Loving you was explosive. It was fast but it was real. Everything we did we did with passion. We loved until we no longer knew what it meant to fall anymore. We touched until our bodies became numb to the sensation. We fought until others had to pull us off one another.
It started out with sparks, a little dim but still shining. We were so young and neither of us knew better. Our love was a drug. We so quickly became addicted to each other and the feelings that surfaced. Once it was time to get sober, neither of us could bear the thought of losing that high.
Because of you I no longer view the world with my rose-colored glasses. My old world was peaceful and filled with endless love for everyone. Now I look upon others and wonder what heart they have broken or if they too are healing from one of their own.
We were both sensitive to the touch but we ventured far beyond our comfort zones.

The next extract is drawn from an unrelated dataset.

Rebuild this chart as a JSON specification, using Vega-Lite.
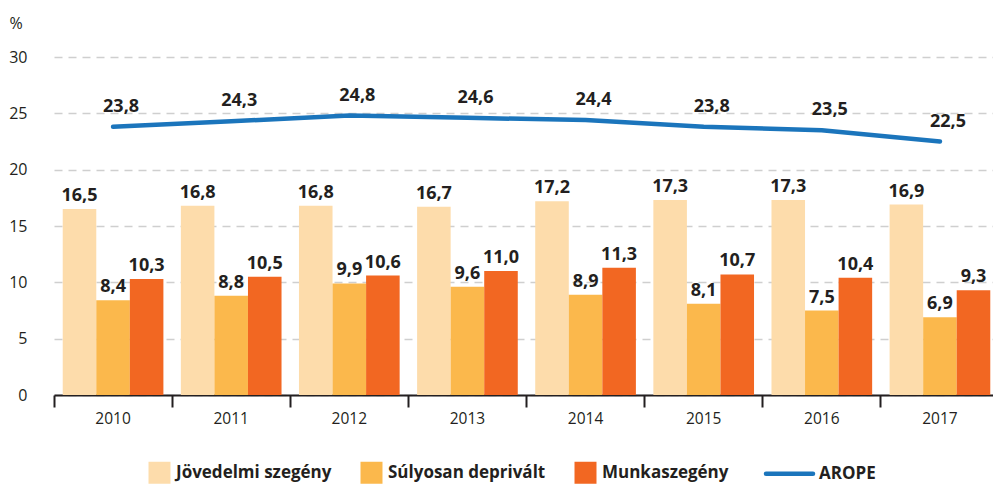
{
  "$schema": "https://vega.github.io/schema/vega-lite/v6.json",
  "width": 945,
  "height": 338,
  "autosize": {"type": "none"},
  "padding": {"left": 54, "top": 57, "right": 0, "bottom": 96},
  "config": {
    "view": {"stroke": null},
    "font": "Open Sans",
    "locale": {"number": {"decimal": ",", "thousands": " ", "grouping": [3], "currency": ["", ""]}}
  },
  "data": {
    "values": [
      {"year": "2010", "series": "Jövedelmi szegény", "value": 16.5},
      {"year": "2011", "series": "Jövedelmi szegény", "value": 16.8},
      {"year": "2012", "series": "Jövedelmi szegény", "value": 16.8},
      {"year": "2013", "series": "Jövedelmi szegény", "value": 16.7},
      {"year": "2014", "series": "Jövedelmi szegény", "value": 17.2},
      {"year": "2015", "series": "Jövedelmi szegény", "value": 17.3},
      {"year": "2016", "series": "Jövedelmi szegény", "value": 17.3},
      {"year": "2017", "series": "Jövedelmi szegény", "value": 16.9},
      {"year": "2010", "series": "Súlyosan deprivált", "value": 8.4},
      {"year": "2011", "series": "Súlyosan deprivált", "value": 8.8},
      {"year": "2012", "series": "Súlyosan deprivált", "value": 9.9},
      {"year": "2013", "series": "Súlyosan deprivált", "value": 9.6},
      {"year": "2014", "series": "Súlyosan deprivált", "value": 8.9},
      {"year": "2015", "series": "Súlyosan deprivált", "value": 8.1},
      {"year": "2016", "series": "Súlyosan deprivált", "value": 7.5},
      {"year": "2017", "series": "Súlyosan deprivált", "value": 6.9},
      {"year": "2010", "series": "Munkaszegény", "value": 10.3},
      {"year": "2011", "series": "Munkaszegény", "value": 10.5},
      {"year": "2012", "series": "Munkaszegény", "value": 10.6},
      {"year": "2013", "series": "Munkaszegény", "value": 11.0},
      {"year": "2014", "series": "Munkaszegény", "value": 11.3},
      {"year": "2015", "series": "Munkaszegény", "value": 10.7},
      {"year": "2016", "series": "Munkaszegény", "value": 10.4},
      {"year": "2017", "series": "Munkaszegény", "value": 9.3},
      {"year": "2010", "series": "AROPE", "value": 23.8},
      {"year": "2011", "series": "AROPE", "value": 24.3},
      {"year": "2012", "series": "AROPE", "value": 24.8},
      {"year": "2013", "series": "AROPE", "value": 24.6},
      {"year": "2014", "series": "AROPE", "value": 24.4},
      {"year": "2015", "series": "AROPE", "value": 23.8},
      {"year": "2016", "series": "AROPE", "value": 23.5},
      {"year": "2017", "series": "AROPE", "value": 22.5}
    ]
  },
  "encoding": {
    "x": {
      "field": "year",
      "type": "nominal",
      "scale": {"paddingInner": 0, "paddingOuter": 0},
      "axis": {
        "title": null,
        "labelAngle": 0,
        "domainColor": "#231f20",
        "domainWidth": 2,
        "tickColor": "#231f20",
        "tickWidth": 2,
        "tickSize": 12,
        "bandPosition": 0,
        "labelFontSize": 15.5,
        "labelPadding": 4,
        "labelColor": "#231f20",
        "grid": false
      }
    },
    "y": {
      "field": "value",
      "type": "quantitative",
      "scale": {"domain": [0, 30], "nice": false},
      "axis": {
        "title": "%",
        "titleAngle": 0,
        "titleAlign": "left",
        "titleBaseline": "alphabetic",
        "titleX": -45,
        "titleY": -29,
        "titleFontWeight": "normal",
        "titleFontSize": 16,
        "titleColor": "#231f20",
        "values": [0, 5, 10, 15, 20, 25, 30],
        "grid": true,
        "gridDash": [8, 6],
        "gridColor": "#cfcfcf",
        "gridWidth": 1.5,
        "domain": false,
        "ticks": false,
        "labelPadding": 27,
        "labelFontSize": 16,
        "labelColor": "#231f20"
      }
    }
  },
  "layer": [
    {
      "transform": [{"filter": "datum.series !== 'AROPE'"}],
      "mark": {"type": "bar"},
      "encoding": {
        "xOffset": {
          "field": "series",
          "type": "nominal",
          "scale": {"domain": ["Jövedelmi szegény", "Súlyosan deprivált", "Munkaszegény"], "paddingInner": 0, "paddingOuter": 0.26}
        },
        "color": {
          "field": "series",
          "type": "nominal",
          "scale": {
            "domain": ["Jövedelmi szegény", "Súlyosan deprivált", "Munkaszegény", "AROPE"],
            "range": ["#fddcab", "#fbb84c", "#f26722", "#1b75bc"]
          },
          "legend": {
            "title": null,
            "orient": "none",
            "legendX": 97,
            "legendY": 407,
            "direction": "horizontal",
            "columns": 4,
            "columnPadding": 28,
            "symbolSize": 484,
            "symbolType": "square",
            "symbolStrokeWidth": 0,
            "labelFontSize": 17,
            "labelFontWeight": "bold",
            "labelColor": "#231f20",
            "labelOffset": 8,
            "encode": {
              "symbols": {
                "update": {
                  "shape": {"signal": "datum.label === 'AROPE' ? 'stroke' : 'square'"},
                  "size": {"signal": "datum.label === 'AROPE' ? 2209 : 484"},
                  "stroke": {"signal": "datum.label === 'AROPE' ? '#1b75bc' : 'transparent'"},
                  "strokeWidth": {"signal": "datum.label === 'AROPE' ? 4.5 : 0"},
                  "strokeCap": {"value": "round"}
                }
              },
              "labels": {
                "update": {
                  "dx": {"signal": "datum.label === 'AROPE' ? 13 : 0"}
                }
              }
            }
          }
        }
      }
    },
    {
      "transform": [{"filter": "datum.series !== 'AROPE'"}],
      "mark": {"type": "text", "baseline": "alphabetic", "dy": -8, "fontSize": 18, "fontWeight": "bold", "color": "#231f20"},
      "encoding": {
        "xOffset": {
          "field": "series",
          "type": "nominal",
          "scale": {"domain": ["Jövedelmi szegény", "Súlyosan deprivált", "Munkaszegény"], "paddingInner": 0, "paddingOuter": 0.26}
        },
        "text": {"field": "value", "type": "quantitative", "format": ".1f"}
      }
    },
    {
      "transform": [{"filter": "datum.series === 'AROPE'"}],
      "mark": {"type": "line", "strokeWidth": 4.5, "strokeCap": "round"},
      "encoding": {
        "color": {"field": "series", "type": "nominal"}
      }
    },
    {
      "transform": [{"filter": "datum.series === 'AROPE'"}],
      "mark": {"type": "text", "baseline": "alphabetic", "dx": 8, "dy": -15, "fontSize": 18, "fontWeight": "bold", "color": "#231f20"},
      "encoding": {
        "text": {"field": "value", "type": "quantitative", "format": ".1f"}
      }
    }
  ]
}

You would tread lightly around me until the glass between us shattered and we became one.
How did we end up so far apart when we promised to always stay together?
I taught you how to breathe and in return you taught me how to ask for help. I guess two people who are both drowning shouldn’t teach the other how to swim. But I still miss you. I think a part of me always will. You were my first love, my first heartbreak. You were the feeling in the pit of my stomach for months after we broke up, the feeling that it was my fault we could not make it work. The feeling that I had let you slip through my fingertips. I thought you were the one.
I’ve tried loving others the way I used to love you but nothing compares. I search for parts of you in other people but it’s no use. I know we had to end, I know we were each other’s trigger points to an emotional break but when we were good, we were great. And when we loved, it was a kind that would have made Romeo and Juliet think twice.
Loving you was explosive. It was real and it was passionate. It burned bright and burned fast. Sometimes I think I can still see the smoke from our love but maybe my mind is just playing games with me.